Ich öffnete gerade den riesigen Kühlschrank, als ich die Haustür hörte.
„Sam?", rief ich ein wenig verwirrt. „Was machst du denn schon hier?"
„50 Prozent Trefferchance und du tippst genau auf die falschen 50 Prozent!", ertönte eine Stimme hinter mir und ich quiekte, wirbelte herum und fiel Harry erst einmal um den Hals.
„Oh mein Gott! Hi! Ich wusste gar nicht, dass du im Lande bist! Ich dachte, du bist gerade in den USA oder so, Sam hat gar nichts gesagt, okay, ich hab auch nicht gefragt, aber, oh man, oh wie cool!", sprudelte aus mir heraus und ich strahlte Harry an.
„Schön, dich zu sehen, Jana", sagte er mit seiner ruhigen Stimme und grinste mich breit an, wodurch seine Grübchen zum Vorschein kamen.
„Machst du dir jetzt was zu essen?", fragte er, als er den halb offenen Kühlschrank hinter mir sah. Er ging wieder hinaus und sicher Richtung Flur, um sich die Schuhe und die Lederjacke auszuziehen.
„Ja", rief ich, „bin grad erst aufgestanden..."
„Da haut der Jetlag wohl richtig rein, oder?", gab Harry verständnisvoll zurück, als er wieder in die Küche kam. Er trug ein weißes T-Shirt und eine schwarze Jeans.
Ich betrachtete ihn von oben bis unten und musste gegen meinen Willen grinsen.
„Was ist mit Ihnen passiert, Mister Styles?", fragte ich ironisch. „Keine bunten Klamotten mehr im Schrank?"

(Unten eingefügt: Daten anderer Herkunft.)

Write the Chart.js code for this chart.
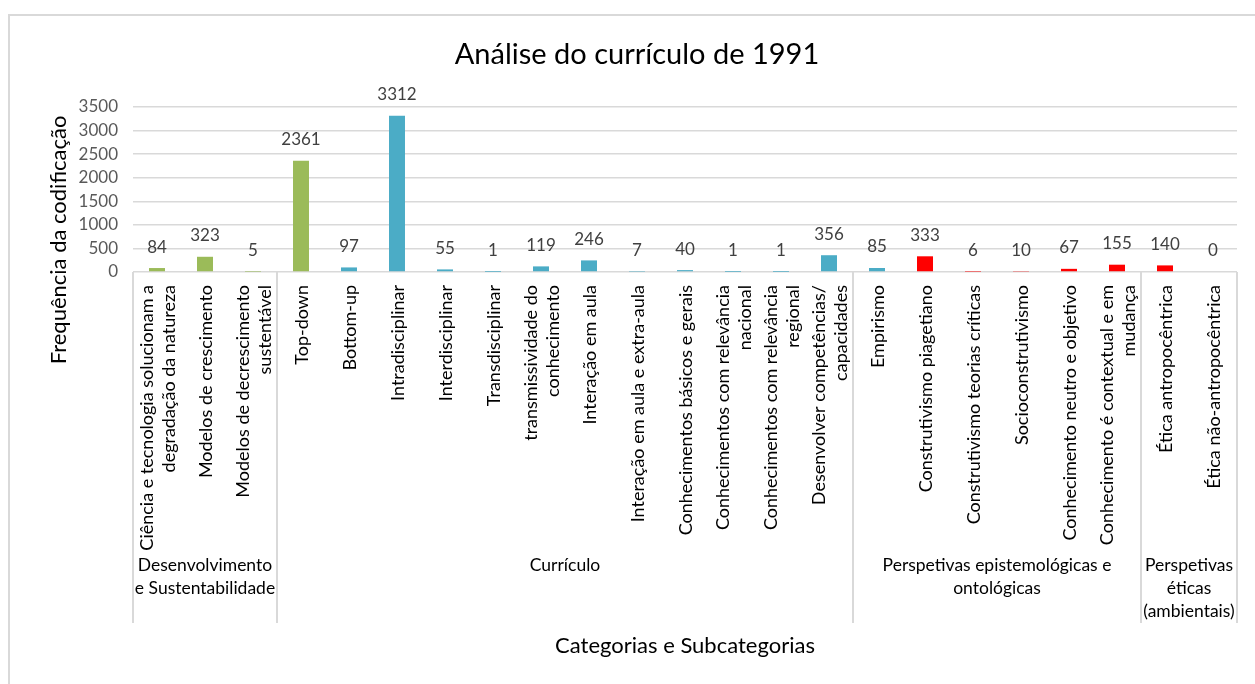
<!DOCTYPE html>
<html>
<head>
<meta charset="utf-8">
<script src="https://cdn.jsdelivr.net/npm/chart.js@4.4.1/dist/chart.umd.min.js"></script>
<style>
    html, body { margin: 0; padding: 0; background: #ffffff; overflow: hidden; }
    #frame { position: absolute; left: 8px; top: 14px; width: 1300px; height: 720px; border: 2px solid #d9d9d9; box-sizing: border-box; }
    #wrap { position: absolute; left: 0; top: 0; width: 1255px; height: 684px; }
</style>
</head>
<body>
<div id="frame"></div>
<div id="wrap"><canvas id="chart"></canvas></div>
<script>
// Chart data
const chartTitle = 'Análise do currículo de 1991';
const yAxisTitle = 'Frequência da codificação';
const xAxisTitle = 'Categorias e Subcategorias';

const subcategories = [
    ['Ciência e tecnologia solucionam a', 'degradação da natureza'],
    ['Modelos de crescimento'],
    ['Modelos de decrescimento', 'sustentável'],
    ['Top-down'],
    ['Bottom-up'],
    ['Intradisciplinar'],
    ['Interdisciplinar'],
    ['Transdisciplinar'],
    ['transmissividade do', 'conhecimento'],
    ['Interação em aula'],
    ['Interação em aula e extra-aula'],
    ['Conhecimentos básicos e gerais'],
    ['Conhecimentos com relevância', 'nacional'],
    ['Conhecimentos com relevância', 'regional'],
    ['Desenvolver competências/', 'capacidades'],
    ['Empirismo'],
    ['Construtivismo piagetiano'],
    ['Construtivismo teorias críticas'],
    ['Socioconstrutivismo'],
    ['Conhecimento neutro e objetivo'],
    ['Conhecimento é contextual e em', 'mudança'],
    ['Ética antropocêntrica'],
    ['Ética não-antropocêntrica']
];

const counts = [84, 323, 5, 2361, 97, 3312, 55, 1, 119, 246, 7, 40, 1, 1, 356, 85, 333, 6, 10, 67, 155, 140, 0];

const barColors = [
    '#9bbb59', '#9bbb59', '#9bbb59', '#9bbb59',
    '#4bacc6', '#4bacc6', '#4bacc6', '#4bacc6', '#4bacc6', '#4bacc6',
    '#4bacc6', '#4bacc6', '#4bacc6', '#4bacc6', '#4bacc6', '#4bacc6',
    '#ff0000', '#ff0000', '#ff0000', '#ff0000', '#ff0000', '#ff0000', '#ff0000'
];

const groupNames = [
    ['Desenvolvimento', 'e Sustentabilidade'],
    ['Currículo'],
    ['Perspetivas epistemológicas e', 'ontológicas'],
    ['Perspetivas', 'éticas', '(ambientais)']
];
const groupSizes = [3, 12, 6, 2];

const yMin = 0;
const yMax = 3500;
const yStep = 500;

const FONT = 'Lato, "Open Sans", sans-serif';

// draws value labels, category labels, group labels and separators
const excelLabels = {
    id: 'excelLabels',
    afterDraw(chart) {
        const { ctx } = chart;
        const xs = chart.scales.x;
        const ys = chart.scales.y;
        const axisY = ys.getPixelForValue(0);
        const half = (xs.getPixelForValue(1) - xs.getPixelForValue(0)) / 2;

        ctx.save();

        // value labels above bars
        ctx.font = '17px ' + FONT;
        ctx.fillStyle = '#404040';
        ctx.textAlign = 'center';
        ctx.textBaseline = 'middle';
        chart.getDatasetMeta(0).data.forEach((bar, i) => {
            ctx.fillText(String(counts[i]), bar.x, bar.y - 21);
        });

        // group separators (incl. the left and right edges)
        ctx.strokeStyle = '#d9d9d9';
        ctx.lineWidth = 2;
        const bounds = [xs.left];
        let idx = 0;
        groupSizes.forEach(n => {
            idx += n;
            bounds.push(idx >= counts.length ? xs.right : xs.getPixelForValue(idx - 1) + half);
        });
        bounds.forEach(bx => {
            ctx.beginPath();
            ctx.moveTo(Math.round(bx), axisY);
            ctx.lineTo(Math.round(bx), axisY + 351);
            ctx.stroke();
        });

        // subcategory labels, rotated
        ctx.fillStyle = '#000000';
        ctx.font = '18px ' + FONT;
        const lh = 22;
        subcategories.forEach((lines, i) => {
            const cx = xs.getPixelForValue(i);
            lines.forEach((line, j) => {
                const off = (j - (lines.length - 1) / 2) * lh;
                ctx.save();
                ctx.translate(cx + off + 1, axisY + 13);
                ctx.rotate(-Math.PI / 2);
                ctx.textAlign = 'right';
                ctx.textBaseline = 'middle';
                ctx.fillText(line, 0, 0);
                ctx.restore();
            });
        });

        // group labels
        ctx.font = '17.5px ' + FONT;
        ctx.textAlign = 'center';
        ctx.textBaseline = 'middle';
        groupNames.forEach((lines, g) => {
            const mid = (bounds[g] + bounds[g + 1]) / 2;
            lines.forEach((line, j) => {
                ctx.fillText(line, mid, axisY + 293 + j * 23);
            });
        });

        // y axis title
        ctx.font = '22px ' + FONT;
        ctx.save();
        ctx.translate(59, 240);
        ctx.rotate(-Math.PI / 2);
        ctx.fillText(yAxisTitle, 0, 0);
        ctx.restore();

        ctx.restore();
    }
};

const ctx = document.getElementById('chart').getContext('2d');
new Chart(ctx, {
    type: 'bar',
    data: {
        labels: subcategories,
        datasets: [{
            data: counts,
            backgroundColor: barColors,
            borderWidth: 0,
            categoryPercentage: 1,
            barPercentage: 0.333
        }]
    },
    options: {
        responsive: true,
        maintainAspectRatio: false,
        animation: false,
        layout: { padding: { left: 37, right: 18, top: 0, bottom: 0 } },
        plugins: {
            legend: { display: false },
            tooltip: { enabled: false },
            title: {
                display: true,
                text: chartTitle,
                color: '#000000',
                font: { family: FONT, size: 29, weight: 'normal' },
                padding: { top: 37.5, bottom: 34.7 }
            }
        },
        scales: {
            x: {
                grid: { display: false },
                border: { display: false },
                ticks: { display: false },
                title: {
                    display: true,
                    text: xAxisTitle,
                    color: '#000000',
                    font: { family: FONT, size: 22 },
                    padding: { top: 0, bottom: 25 }
                },
                afterFit: (scale) => { scale.height = 412; }
            },
            y: {
                min: yMin,
                max: yMax,
                border: { display: false },
                grid: { color: '#d9d9d9', lineWidth: 1.5, drawTicks: false },
                ticks: {
                    stepSize: yStep,
                    color: '#595959',
                    padding: 15,
                    font: { family: FONT, size: 17 },
                    callback: (value) => String(value)
                },
                afterFit: (scale) => { scale.width = 96; }
            }
        }
    },
    plugins: [excelLabels]
});
</script>
</body>
</html>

Er sah an sich herunter und schien nicht zu kapieren, was ich meinte.
„Also das letzte Mal hab ich dich Kanarienvogel in diesem Schwarzweiß-Aufzug gesehen, als es noch One Direction gab!", erklärte ich ihm lachend.
Nun schien es endlich angekommen zu sein, was ich meinte. Er verdrehte gespielt kokett die Augen und meinte: „Auch meine Kanarienvogelkarriere braucht mal eine Auszeit, weißt du."
Ich schnaubte, als ich mich wieder dem Kühlschrank zuwandte.
„Nein, Spaß. Ich weiß, dass Sam es mag, wenn ich weiß trage, also ..."
Ich sah ihn wieder an und sah gerade noch, wie er leicht lächelnd mit den Schultern zuckte.
„Oh Gott, ihr seid so süß, da muss ich gleich kotzen", informierte ich ihn und würgte gespielt.
Harry stieß mir den Ellbogen in die Seite und schob mich vom Kühlschrank weg. „Geh weg von meinem Kühlschrank, du bist hier nur Gast. Also, auf was hast du Bock? Rührei? Honigpfannkuchen? Spaghetti? Suppe? Wir haben alles da, was das Herz begehrt."